Perhaps had I known Mrs. Clinton would do as poorly as she did last night, I would not have written as many critical posts as I had in the past few days. I had expected her to do well, to lose to Obama in North Carolina by a margin similar to that of her victory in Pennsylvania and to win Indiana by a comfortable margin.
Perhaps, Democrats in those states saw her as did I, a politician pandering and leaving principle by the wayside. They just didn’t trust someone who seemed to believe only in her own ambition.
She might not have won the narrow margin she did in the Hoosier State had it not been for her longtime nemesis of the airwaves. According to Byron York, the Obama campaign contends that “just under 7% of the primary electorate the number that may be attributed to a ‘Limbaugh Effect.’”
Not to mention the last-minute deciders breaking for her 56-44 in Indiana. Seems this time the polls underestimated Obama’s support. If those deciding in the past few days broke for her, he must have led among those who decided before this weekend, something we only saw in one or two polls.
She didn’t get a big enough margin of victory in Indiana to maintain the bounce she got out of the Keystone State, but then she didn’t see to get much bounce from that victory.
Watching the speeches, I thought both candidates went out way too long. It seems the victory speech has become a stump speech. She seemed a little melancholy. At one time, I actually thought she was going to call it quits. Her husband looked particularly glum. Commentators on Fox agreed while Kathryn Jean Lopex wrote that he and Chelsea had the look of “a loved one with when you’re proud of them as they face a loss/embarrassment bravely.”
She may stay in to win next week in Kentucky and West Virginia, but for all intents and purposes, it’s over. Hillary Clinton has lost the Democratic nomination. And she may not be in the position she’s in now had she not been as overconfident as she was last fall, banking on knocking out her opponents by early February.

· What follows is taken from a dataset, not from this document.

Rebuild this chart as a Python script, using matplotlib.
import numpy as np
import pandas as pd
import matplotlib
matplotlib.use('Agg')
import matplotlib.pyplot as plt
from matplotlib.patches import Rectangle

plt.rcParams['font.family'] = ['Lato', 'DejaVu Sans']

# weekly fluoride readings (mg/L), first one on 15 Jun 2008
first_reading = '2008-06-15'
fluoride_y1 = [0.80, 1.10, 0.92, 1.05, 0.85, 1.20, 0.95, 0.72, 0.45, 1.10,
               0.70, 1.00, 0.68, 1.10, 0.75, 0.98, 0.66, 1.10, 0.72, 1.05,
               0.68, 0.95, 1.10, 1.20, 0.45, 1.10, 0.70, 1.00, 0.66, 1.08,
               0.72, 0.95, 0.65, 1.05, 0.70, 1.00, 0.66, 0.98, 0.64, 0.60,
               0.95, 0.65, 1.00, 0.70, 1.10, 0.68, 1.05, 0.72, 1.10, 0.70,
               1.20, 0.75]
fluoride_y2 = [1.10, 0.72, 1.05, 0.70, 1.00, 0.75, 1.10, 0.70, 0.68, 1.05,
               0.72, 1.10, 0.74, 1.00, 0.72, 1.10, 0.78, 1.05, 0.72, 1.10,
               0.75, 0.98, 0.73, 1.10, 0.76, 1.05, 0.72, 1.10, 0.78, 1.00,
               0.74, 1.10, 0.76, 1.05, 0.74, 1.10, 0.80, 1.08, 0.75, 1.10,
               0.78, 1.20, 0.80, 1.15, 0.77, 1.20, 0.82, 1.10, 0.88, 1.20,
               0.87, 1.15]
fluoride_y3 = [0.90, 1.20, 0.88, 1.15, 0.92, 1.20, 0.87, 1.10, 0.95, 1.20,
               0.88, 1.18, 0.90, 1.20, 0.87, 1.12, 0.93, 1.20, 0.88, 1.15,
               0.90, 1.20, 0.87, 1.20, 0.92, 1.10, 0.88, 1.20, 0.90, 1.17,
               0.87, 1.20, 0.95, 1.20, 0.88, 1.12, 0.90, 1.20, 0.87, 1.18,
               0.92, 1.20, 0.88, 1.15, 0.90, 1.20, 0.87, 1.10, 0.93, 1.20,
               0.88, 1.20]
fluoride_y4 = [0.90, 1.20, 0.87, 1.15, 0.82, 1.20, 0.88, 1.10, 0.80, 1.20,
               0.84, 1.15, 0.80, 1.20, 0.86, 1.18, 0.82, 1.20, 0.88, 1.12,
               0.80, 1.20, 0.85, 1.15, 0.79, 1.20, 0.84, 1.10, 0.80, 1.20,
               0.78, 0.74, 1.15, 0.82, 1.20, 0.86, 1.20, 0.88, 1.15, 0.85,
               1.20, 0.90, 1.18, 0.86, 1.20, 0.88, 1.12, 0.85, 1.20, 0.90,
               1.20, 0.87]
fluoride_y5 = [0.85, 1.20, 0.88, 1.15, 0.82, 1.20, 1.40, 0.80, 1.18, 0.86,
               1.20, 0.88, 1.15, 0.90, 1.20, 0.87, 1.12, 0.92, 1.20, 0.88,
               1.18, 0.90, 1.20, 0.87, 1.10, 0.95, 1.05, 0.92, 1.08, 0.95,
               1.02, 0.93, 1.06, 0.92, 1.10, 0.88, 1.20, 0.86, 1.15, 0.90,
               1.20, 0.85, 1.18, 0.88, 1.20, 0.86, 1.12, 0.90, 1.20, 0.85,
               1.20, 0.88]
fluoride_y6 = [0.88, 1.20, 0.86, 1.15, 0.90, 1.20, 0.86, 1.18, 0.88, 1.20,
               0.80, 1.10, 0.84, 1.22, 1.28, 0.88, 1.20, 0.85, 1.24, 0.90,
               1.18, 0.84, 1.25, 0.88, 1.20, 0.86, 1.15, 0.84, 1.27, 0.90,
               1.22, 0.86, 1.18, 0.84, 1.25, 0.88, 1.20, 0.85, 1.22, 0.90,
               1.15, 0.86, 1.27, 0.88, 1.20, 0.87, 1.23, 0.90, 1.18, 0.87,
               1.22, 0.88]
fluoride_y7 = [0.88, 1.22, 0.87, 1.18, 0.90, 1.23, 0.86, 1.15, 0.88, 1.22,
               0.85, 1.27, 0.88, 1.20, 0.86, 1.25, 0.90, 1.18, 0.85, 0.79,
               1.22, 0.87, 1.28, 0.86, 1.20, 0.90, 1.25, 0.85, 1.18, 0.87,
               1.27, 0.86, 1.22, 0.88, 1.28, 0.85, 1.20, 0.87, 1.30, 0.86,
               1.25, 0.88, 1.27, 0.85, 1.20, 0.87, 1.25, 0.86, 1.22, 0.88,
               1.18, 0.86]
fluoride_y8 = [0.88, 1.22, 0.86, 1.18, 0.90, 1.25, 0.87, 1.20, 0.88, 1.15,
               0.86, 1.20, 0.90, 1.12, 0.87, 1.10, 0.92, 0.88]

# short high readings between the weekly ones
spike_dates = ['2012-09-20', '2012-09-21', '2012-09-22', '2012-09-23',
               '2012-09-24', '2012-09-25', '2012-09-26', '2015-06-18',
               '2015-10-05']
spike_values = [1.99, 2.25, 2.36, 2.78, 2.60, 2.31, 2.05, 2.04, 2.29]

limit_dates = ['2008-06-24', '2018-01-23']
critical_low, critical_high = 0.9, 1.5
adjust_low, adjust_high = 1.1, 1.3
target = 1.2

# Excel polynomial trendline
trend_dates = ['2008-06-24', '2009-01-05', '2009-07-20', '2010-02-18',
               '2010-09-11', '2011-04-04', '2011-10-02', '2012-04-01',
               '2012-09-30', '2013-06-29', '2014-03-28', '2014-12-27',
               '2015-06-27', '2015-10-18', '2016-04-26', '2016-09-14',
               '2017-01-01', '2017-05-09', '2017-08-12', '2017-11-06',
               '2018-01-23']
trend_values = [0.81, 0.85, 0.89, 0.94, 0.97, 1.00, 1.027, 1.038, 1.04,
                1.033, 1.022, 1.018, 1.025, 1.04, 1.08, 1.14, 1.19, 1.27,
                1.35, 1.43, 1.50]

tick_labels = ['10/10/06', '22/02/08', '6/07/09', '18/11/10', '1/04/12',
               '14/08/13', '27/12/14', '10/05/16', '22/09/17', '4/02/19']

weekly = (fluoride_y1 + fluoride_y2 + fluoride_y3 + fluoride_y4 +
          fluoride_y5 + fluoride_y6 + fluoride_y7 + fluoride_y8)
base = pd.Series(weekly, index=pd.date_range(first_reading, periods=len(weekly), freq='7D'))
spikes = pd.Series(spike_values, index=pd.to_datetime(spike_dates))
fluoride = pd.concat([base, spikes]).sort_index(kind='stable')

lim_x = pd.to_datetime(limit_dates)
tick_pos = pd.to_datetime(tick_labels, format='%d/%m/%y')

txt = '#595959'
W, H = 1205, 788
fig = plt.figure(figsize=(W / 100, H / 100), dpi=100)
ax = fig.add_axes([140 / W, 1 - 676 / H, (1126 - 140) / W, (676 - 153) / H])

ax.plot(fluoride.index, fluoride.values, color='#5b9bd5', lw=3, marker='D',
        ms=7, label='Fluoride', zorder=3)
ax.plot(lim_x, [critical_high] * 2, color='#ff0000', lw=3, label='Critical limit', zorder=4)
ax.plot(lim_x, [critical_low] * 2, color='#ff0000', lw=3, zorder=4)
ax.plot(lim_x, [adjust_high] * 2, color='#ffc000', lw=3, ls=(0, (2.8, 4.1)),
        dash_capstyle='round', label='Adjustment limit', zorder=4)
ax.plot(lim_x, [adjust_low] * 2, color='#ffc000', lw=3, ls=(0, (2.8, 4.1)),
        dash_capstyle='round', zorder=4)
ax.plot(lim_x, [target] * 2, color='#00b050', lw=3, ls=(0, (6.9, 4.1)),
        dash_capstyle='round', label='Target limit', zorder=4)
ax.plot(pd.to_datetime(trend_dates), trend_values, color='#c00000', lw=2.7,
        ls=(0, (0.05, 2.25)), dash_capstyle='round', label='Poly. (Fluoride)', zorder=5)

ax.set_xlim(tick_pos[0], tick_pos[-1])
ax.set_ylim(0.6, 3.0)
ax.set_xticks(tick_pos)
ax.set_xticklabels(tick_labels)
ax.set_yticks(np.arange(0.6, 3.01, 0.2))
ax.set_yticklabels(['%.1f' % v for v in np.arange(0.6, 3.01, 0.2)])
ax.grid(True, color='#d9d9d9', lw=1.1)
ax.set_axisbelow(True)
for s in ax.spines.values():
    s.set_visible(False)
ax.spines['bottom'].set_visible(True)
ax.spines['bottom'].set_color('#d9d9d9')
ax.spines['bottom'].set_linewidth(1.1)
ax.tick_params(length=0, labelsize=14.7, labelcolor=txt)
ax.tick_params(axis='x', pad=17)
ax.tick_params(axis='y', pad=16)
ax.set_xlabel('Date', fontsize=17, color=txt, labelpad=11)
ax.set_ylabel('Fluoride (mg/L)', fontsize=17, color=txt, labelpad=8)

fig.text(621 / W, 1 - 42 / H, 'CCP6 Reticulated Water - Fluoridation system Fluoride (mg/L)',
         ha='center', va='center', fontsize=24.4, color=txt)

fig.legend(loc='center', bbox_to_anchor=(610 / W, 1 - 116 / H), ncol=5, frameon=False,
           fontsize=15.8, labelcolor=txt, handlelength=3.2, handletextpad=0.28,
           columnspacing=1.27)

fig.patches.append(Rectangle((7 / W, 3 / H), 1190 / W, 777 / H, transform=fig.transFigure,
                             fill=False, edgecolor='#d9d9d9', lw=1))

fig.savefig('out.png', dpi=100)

On logo just before Super Tuesday, she referred to the (then-)recent Los Angeles debate as the last one of so many, as if she would not have to endure another. She likely assumed she would wins enough races in the coming primaries to leave the field to herself. She wouldn’t need do the tedious work of organizing in those pesky caucuses.
Had she done so, tonight’s results might have had different implications. She might not have needed a big victory in a state which borders her opponent’s home state.
It’s too soon to tell if she’s going to stay and fight this one out. She would likely do quite well in Kentucky, West Virginia and Puerto Rico, but the real question is now is whether it would matter.
And another question is why did he outperform the polls this time? That late-deciders tend to break against him does not bode well for his fall matchup against John McCain when most polls show a large pool of undecided voters in a contest between the two men.